Wie und mit wem Schwesig das umsetzen will, bleibt unklar. Sie schiebt es deshalb auch perspektivisch auf die Zeit nach den Wahlen.

Die historischen Forderungen der Arbeiter*innenklasse gehen weit über das hinaus, was hier geboten wird: Statt einer Arbeitszeitverkürzung für wenige, mit Einbußen beim Einkommen, forderte sie eine Verkürzung der Arbeitszeit für alle, bei vollem Lohnausgleich – und vor allem bezahlt von den Kapitalist*innen selbst, nicht vom Staat über die Besteuerung vor allem der Lohnabhängigen.

Es ist klar, dass mit Schwesigs Konzept auch dem Problem der geschlechtlichen Arbeitsteilung – Grundlage des patriarchalen Kapitalismus – nicht begegnet werden kann. Eine gerechte Aufteilung der Hausarbeit kann nicht auf individuellem Weg erreicht werden. Dafür müsste sie aufhören Hausarbeit zu sein und aus der Privatsphäre geholt werden, zum Beispiel mit kostenloser Kinderbetreuung rund um die Uhr, gemeinschaftlichen Essstätten unter Kontrolle der Nutzer*innen und Arbeiter*innen.

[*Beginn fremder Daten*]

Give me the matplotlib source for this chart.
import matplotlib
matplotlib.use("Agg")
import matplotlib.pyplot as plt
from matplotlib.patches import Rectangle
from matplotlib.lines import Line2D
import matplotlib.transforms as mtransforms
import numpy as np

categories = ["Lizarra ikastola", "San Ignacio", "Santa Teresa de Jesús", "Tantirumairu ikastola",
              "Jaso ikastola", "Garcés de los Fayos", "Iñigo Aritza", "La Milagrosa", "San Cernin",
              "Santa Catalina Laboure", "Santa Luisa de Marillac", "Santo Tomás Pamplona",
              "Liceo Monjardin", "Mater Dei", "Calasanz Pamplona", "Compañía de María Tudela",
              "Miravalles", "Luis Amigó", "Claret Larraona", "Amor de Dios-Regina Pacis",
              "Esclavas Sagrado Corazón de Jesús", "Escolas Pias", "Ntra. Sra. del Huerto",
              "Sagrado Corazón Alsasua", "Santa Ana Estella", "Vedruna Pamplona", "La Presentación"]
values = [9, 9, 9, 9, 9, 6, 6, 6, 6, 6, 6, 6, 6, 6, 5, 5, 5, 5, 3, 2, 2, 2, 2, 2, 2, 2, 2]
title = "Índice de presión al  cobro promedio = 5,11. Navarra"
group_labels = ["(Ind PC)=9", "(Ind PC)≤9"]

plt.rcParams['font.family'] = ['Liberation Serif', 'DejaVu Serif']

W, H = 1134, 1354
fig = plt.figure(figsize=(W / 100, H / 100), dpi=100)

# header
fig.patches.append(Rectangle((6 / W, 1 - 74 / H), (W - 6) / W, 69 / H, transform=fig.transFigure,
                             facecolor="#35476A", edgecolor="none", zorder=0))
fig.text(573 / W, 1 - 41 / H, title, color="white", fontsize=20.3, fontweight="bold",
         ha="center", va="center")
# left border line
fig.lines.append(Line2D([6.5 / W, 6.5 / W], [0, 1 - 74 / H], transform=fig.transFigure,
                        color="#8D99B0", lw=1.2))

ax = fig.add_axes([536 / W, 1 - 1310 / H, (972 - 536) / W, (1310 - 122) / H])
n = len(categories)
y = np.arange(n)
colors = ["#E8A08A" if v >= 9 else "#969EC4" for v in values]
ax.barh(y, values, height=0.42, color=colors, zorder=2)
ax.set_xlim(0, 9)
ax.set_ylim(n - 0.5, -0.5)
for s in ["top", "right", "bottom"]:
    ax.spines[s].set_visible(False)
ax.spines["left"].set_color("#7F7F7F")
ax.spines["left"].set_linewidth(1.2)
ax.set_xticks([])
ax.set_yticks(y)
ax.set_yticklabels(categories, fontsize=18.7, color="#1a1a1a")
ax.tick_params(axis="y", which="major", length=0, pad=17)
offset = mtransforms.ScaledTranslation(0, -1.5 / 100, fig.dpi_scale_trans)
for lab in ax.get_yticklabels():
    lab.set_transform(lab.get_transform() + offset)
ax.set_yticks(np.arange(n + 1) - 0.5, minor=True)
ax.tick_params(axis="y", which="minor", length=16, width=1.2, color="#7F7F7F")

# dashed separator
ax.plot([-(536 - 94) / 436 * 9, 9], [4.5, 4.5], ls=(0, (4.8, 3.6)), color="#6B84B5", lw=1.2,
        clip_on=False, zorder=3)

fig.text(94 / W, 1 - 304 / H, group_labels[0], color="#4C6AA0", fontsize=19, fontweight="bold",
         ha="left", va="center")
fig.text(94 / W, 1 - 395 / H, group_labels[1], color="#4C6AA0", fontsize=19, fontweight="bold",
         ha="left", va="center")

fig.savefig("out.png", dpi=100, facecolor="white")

Dies würde aber gegen die elementaren Interessen der Kapitalist*innen gehen. Die Bosse profitieren – mit Unterstützung des Staates – von der „Reproduktionsfabrik“ im Haushalt, wo die Arbeiterinnen und armen Frauen ohne Bezahlung dafür schuften, dass die Kapitalist*innen weiter produzieren und Gewinne machen können, ohne einen Cent dafür zu zahlen. Ein weiteres Beispiel für die glückliche Allianz zwischen Kapitalismus und Patriarchat. Diese Allianz anzugreifen läge Manuela Schwesig natürlich fern – im Gegenteil garantiert sie ihr Weiterbestehen, indem sie ihr ein fortschrittliches Ansehen verpasst.